Il faut saluer la rapidité de cette publication, destinée à faire connaître cette redécouverte statuaire importante et à contribuer à la mise en valeur du patrimoine archéologique de Lecce. Mais on peut dans le même temps regretter le caractère très succinct du texte et la qualité souvent peu satisfaisante des illustrations et/ou de leur impression. En premier lieu, on aurait attendu une couverture photographique de meilleure qualité pour la statue qui faisait l’objet de l’exposition (couverture et p. 24-31). En outre certains plans sont très peu lisibles (p. 14 et 15) et même s’il s’agit de documents anciens, des légendes plus précises auraient pu faciliter leur compréhension. De manière générale, un commentaire plus détaillé des documents d’archives présentés en illustrations aurait enrichi la lecture. On comprend bien l’opportunité saisie pour cette publication, entre les célébrations du bimillénaire de 2014 et l’année 2015 qui vit Lecce devenir capitale européenne de la culture.
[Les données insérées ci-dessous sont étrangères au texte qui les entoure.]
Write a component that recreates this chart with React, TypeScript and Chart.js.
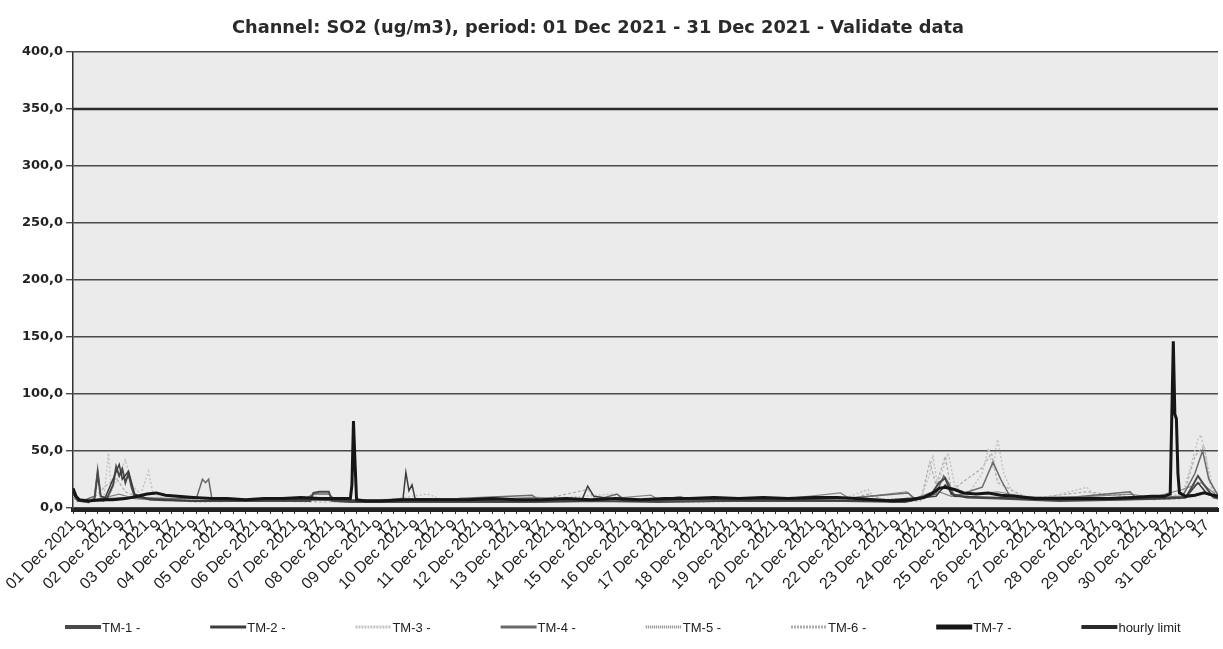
import React, { useEffect, useRef } from "react";
import { Chart, registerables } from "chart.js";

Chart.register(...registerables);

const TITLE = "Channel: SO2 (ug/m3), period: 01 Dec 2021 - 31 Dec 2021 - Validate data";

const dayLabels = [
  "01 Dec 2021", "02 Dec 2021", "03 Dec 2021", "04 Dec 2021", "05 Dec 2021", "06 Dec 2021",
  "07 Dec 2021", "08 Dec 2021", "09 Dec 2021", "10 Dec 2021", "11 Dec 2021", "12 Dec 2021",
  "13 Dec 2021", "14 Dec 2021", "15 Dec 2021", "16 Dec 2021", "17 Dec 2021", "18 Dec 2021",
  "19 Dec 2021", "20 Dec 2021", "21 Dec 2021", "22 Dec 2021", "23 Dec 2021", "24 Dec 2021",
  "25 Dec 2021", "26 Dec 2021", "27 Dec 2021", "28 Dec 2021", "29 Dec 2021", "30 Dec 2021",
  "31 Dec 2021",
];
const hourLabels = ["", "9", "17"];
const yTickValues = [0, 50, 100, 150, 200, 250, 300, 350, 400];

// [hour index from 01 Dec 01:00, value ug/m3]
const tm1: [number, number][] = [
  [0, 14], [3, 6], [10, 5], [14, 8], [16, 30], [18, 10], [22, 8], [26, 20], [28, 36], [30, 28],
  [32, 34], [34, 22], [36, 30], [38, 18], [40, 10], [48, 8], [60, 7], [80, 6], [100, 6], [120, 6],
  [140, 6], [154, 6], [156, 13], [160, 14], [166, 14], [168, 6], [180, 5], [190, 5], [220, 5],
  [260, 5], [300, 5], [340, 6], [380, 5], [420, 6], [460, 6], [500, 6], [540, 5], [556, 10],
  [562, 22], [566, 26], [570, 12], [580, 9], [600, 8], [640, 6], [680, 7], [710, 8], [722, 9],
  [726, 18], [730, 28], [734, 20], [740, 9], [743, 8],
];
const tm2: [number, number][] = [
  [0, 12], [4, 7], [20, 6], [30, 38], [32, 25], [36, 32], [40, 12], [50, 7], [80, 6], [120, 7],
  [160, 7], [184, 6], [214, 6], [216, 31], [218, 15], [220, 20], [222, 8], [240, 7], [280, 6],
  [330, 6], [334, 19], [338, 10], [360, 6], [400, 7], [440, 7], [480, 7], [520, 6], [560, 10],
  [566, 20], [572, 10], [600, 9], [640, 7], [700, 8], [722, 9], [730, 22], [736, 12], [743, 9],
];
const tm3: [number, number][] = [
  [0, 10], [6, 5], [20, 8], [23, 48], [25, 15], [30, 30], [34, 42], [38, 20], [44, 12], [49, 32],
  [52, 12], [60, 8], [100, 6], [150, 7], [200, 6], [230, 12], [240, 7], [300, 7], [350, 12],
  [360, 7], [400, 8], [450, 7], [500, 8], [516, 16], [520, 8], [550, 7], [556, 30], [558, 46],
  [561, 20], [568, 48], [572, 20], [580, 10], [590, 30], [594, 52], [597, 35], [600, 60],
  [604, 30], [610, 12], [630, 8], [658, 18], [664, 9], [700, 8], [720, 12], [726, 40], [730, 60],
  [732, 64], [735, 45], [740, 15], [743, 12],
];
const tm4: [number, number][] = [
  [0, 11], [6, 6], [14, 10], [16, 34], [18, 10], [24, 8], [40, 9], [60, 8], [80, 8], [84, 25],
  [86, 22], [88, 25], [90, 9], [110, 7], [150, 7], [156, 12], [166, 12], [170, 7], [200, 7],
  [250, 8], [298, 11], [302, 7], [340, 7], [353, 12], [358, 7], [400, 7], [450, 8], [500, 8],
  [542, 13], [546, 8], [560, 12], [565, 28], [568, 22], [572, 10], [590, 18], [597, 40],
  [602, 25], [608, 10], [640, 8], [686, 14], [690, 8], [720, 10], [728, 30], [733, 50], [737, 25],
  [743, 11],
];
const tm5: [number, number][] = [
  [0, 9], [8, 5], [30, 12], [40, 8], [60, 6], [100, 6], [140, 7], [180, 6], [230, 8], [260, 7],
  [300, 9], [340, 7], [375, 11], [380, 7], [394, 10], [400, 7], [450, 6], [498, 13], [504, 8],
  [541, 14], [546, 8], [560, 15], [570, 10], [600, 14], [620, 9], [660, 10], [686, 12], [700, 9],
  [720, 16], [732, 22], [743, 10],
];
const tm6: [number, number][] = [
  [0, 8], [10, 4], [22, 20], [28, 26], [34, 14], [44, 8], [80, 5], [120, 6], [160, 5], [200, 5],
  [240, 6], [300, 6], [334, 16], [340, 6], [400, 5], [460, 6], [500, 6], [516, 12], [530, 5],
  [550, 6], [556, 40], [560, 20], [566, 45], [570, 15], [590, 35], [596, 48], [600, 22], [620, 8],
  [658, 14], [700, 7], [720, 8], [728, 45], [734, 55], [738, 20], [743, 9],
];
const tm7: [number, number][] = [
  [0, 17], [2, 10], [4, 7], [10, 6], [18, 7], [26, 7], [34, 8], [42, 10], [48, 12], [54, 13],
  [60, 11], [68, 10], [78, 9], [90, 8], [100, 8], [112, 7], [124, 8], [136, 8], [148, 9],
  [160, 8], [172, 8], [180, 8], [181, 20], [182, 76], [183, 40], [184, 7], [190, 6], [200, 6],
  [212, 7], [224, 7], [240, 7], [256, 7], [272, 8], [288, 7], [304, 7], [320, 8], [336, 7],
  [352, 8], [368, 7], [384, 8], [400, 8], [416, 9], [432, 8], [448, 9], [464, 8], [480, 9],
  [496, 9], [508, 8], [520, 7], [532, 6], [544, 7], [552, 9], [558, 13], [562, 17], [566, 18],
  [572, 16], [578, 13], [586, 12], [594, 13], [602, 11], [612, 10], [624, 8], [640, 8],
  [656, 8], [672, 8], [688, 9], [700, 10], [708, 10], [712, 12], [714, 146], [715, 82],
  [716, 78], [717, 30], [718, 13], [722, 10], [728, 11], [734, 13], [740, 11], [743, 10],
];
const hourlyLimit: [number, number][] = [[0, 350], [743, 350]];

const seriesNames = ["TM-1 -", "TM-2 -", "TM-3 -", "TM-4 -", "TM-5 -", "TM-6 -", "TM-7 -", "hourly limit"];
const seriesData = [tm1, tm2, tm3, tm4, tm5, tm6, tm7, hourlyLimit];
const seriesColors = ["#4a4a4a", "#3c3c3c", "#c4c4c4", "#6a6a6a", "#858585", "#acacac", "#161616", "#2a2a2a"];
const seriesWidths = [2, 1.5, 1.5, 1.5, 1.2, 1.2, 3, 2.5];
const seriesDash: number[][] = [[], [], [2, 2], [], [], [3, 2], [], []];
const seriesOrder = [2, 1, 4, 2, 3, 4, 0, 0];
const legendWidths = [4, 3, 3, 3, 3, 3, 5, 4];
const legendDash: number[][] = [[], [], [2, 1], [], [1, 1], [2, 1], [], []];

const plotBg = {
  id: "plotBg",
  beforeDraw(chart: any) {
    const { ctx, chartArea } = chart;
    ctx.save();
    ctx.fillStyle = "#ffffff";
    ctx.fillRect(0, 0, chart.width, chart.height);
    ctx.fillStyle = "#ebebeb";
    ctx.fillRect(chartArea.left, chartArea.top, chartArea.right - chartArea.left, chartArea.bottom - chartArea.top);
    ctx.restore();
  },
};

const titleAndLegend = {
  id: "titleAndLegend",
  afterDraw(chart: any) {
    const { ctx } = chart;
    ctx.save();
    ctx.fillStyle = "#2a2a2a";
    ctx.font = "bold 17.8px 'DejaVu Sans', sans-serif";
    ctx.textAlign = "center";
    ctx.textBaseline = "middle";
    ctx.fillText(TITLE, 598, 28);

    const y = 627;
    chart.data.datasets.forEach((ds: any, i: number) => {
      const x0 = 65 + i * 145.2;
      ctx.beginPath();
      ctx.strokeStyle = ds.borderColor;
      ctx.lineWidth = legendWidths[i];
      ctx.setLineDash(legendDash[i]);
      ctx.moveTo(x0, y);
      ctx.lineTo(x0 + 36, y);
      ctx.stroke();
      ctx.setLineDash([]);
      ctx.fillStyle = "#222222";
      ctx.font = "13px 'Liberation Sans', Arial, sans-serif";
      ctx.textBaseline = "middle";
      ctx.textAlign = "left";
      ctx.fillText(ds.label, x0 + 37, y + 1);
    });
    ctx.restore();
  },
};

export default function App() {
  const ref = useRef<HTMLCanvasElement | null>(null);
  useEffect(() => {
    if (!ref.current) return;
    const chart = new Chart(ref.current, {
      type: "line",
      data: {
        datasets: seriesData.map((d, i) => ({
          label: seriesNames[i],
          data: d.map(([x, y]) => ({ x, y })),
          borderColor: seriesColors[i],
          backgroundColor: seriesColors[i],
          borderWidth: seriesWidths[i],
          borderDash: seriesDash[i],
          pointRadius: 0,
          tension: 0,
          fill: false,
          order: seriesOrder[i],
        })),
      },
      options: {
        animation: false,
        responsive: false,
        layout: { padding: { left: 0, right: 5, top: 52, bottom: 49 } },
        plugins: {
          tooltip: { enabled: false },
          legend: { display: false },
          title: { display: false },
        },
        scales: {
          x: {
            type: "linear",
            min: 0,
            max: 743,
            afterBuildTicks: (axis: any) => {
              const t: any[] = [];
              for (let d = 0; d < dayLabels.length; d++) {
                for (let k = 0; k < hourLabels.length; k++) t.push({ value: d * 24 + k * 8 });
              }
              axis.ticks = t;
            },
            afterFit: (s: any) => {
              s.height = 90;
            },
            ticks: {
              autoSkip: false,
              minRotation: 45,
              maxRotation: 45,
              color: "#222222",
              padding: 2,
              font: { family: "'Liberation Sans', Arial, sans-serif", size: 16 },
              callback: (v: any) => {
                const d = Math.floor(v / 24);
                const k = Math.round((v - d * 24) / 8);
                return k === 0 ? dayLabels[d] : hourLabels[k];
              },
            },
            grid: { display: true, drawOnChartArea: false, color: "#333333", tickLength: 4 },
            border: { display: true, color: "#222222", width: 4 },
          },
          y: {
            min: -2,
            max: 400,
            afterBuildTicks: (axis: any) => {
              axis.ticks = yTickValues.map((v) => ({ value: v }));
            },
            afterFit: (s: any) => {
              s.width = 73;
            },
            ticks: {
              color: "#222222",
              padding: 3,
              font: { family: "'DejaVu Sans', sans-serif", size: 13, weight: "bold" },
              callback: (v: any) => Number(v).toFixed(1).replace(".", ","),
            },
            grid: { color: "#4a4a4a", lineWidth: 1.4, tickLength: 7 },
            border: { display: true, color: "#333333", width: 1.5 },
          },
        },
      },
      plugins: [plotBg, titleAndLegend],
    } as any);
    return () => chart.destroy();
  }, []);
  return (
    <div style={{ position: "absolute", left: 0, top: 0, width: 1223, height: 649, background: "#fff" }}>
      <canvas ref={ref} width={1223} height={649} />
    </div>
  );
}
Dans ce cadre, l’approche historiographique des « redécouvertes » successives du théâtre de Lecce et de son décor, centrée sur les deux bimillénaires d’Auguste, était très intéressante et aurait mérité de plus amples développements. Le choix de mettre en valeur une statue d’empereur qui n’est justement pas, selon les auteurs, celle d’Auguste mais d’un de ses successeurs, aurait aussi nécessité des éclaircissements plus explicites. Pour finir, le décor statuaire relativement bien conservé du théâtre de Lecce, complété par la statue cuirassée récemment redécouverte, demeure en attente d’une publication exhaustive et approfondie qui permettra seule d’en préciser l’ampleur chronologique et thématique et d’en mesurer l’originalité.
Eloïse Letellier-Taillefer
mis en ligne le 28 juin 2016
[1] http://www.mustlecce.it/ consulté le 2 février 2016.
[2] D’Andria Francesco (dir.), Lecce romana e il suo teatro, [Galatina] 1999, 156 p.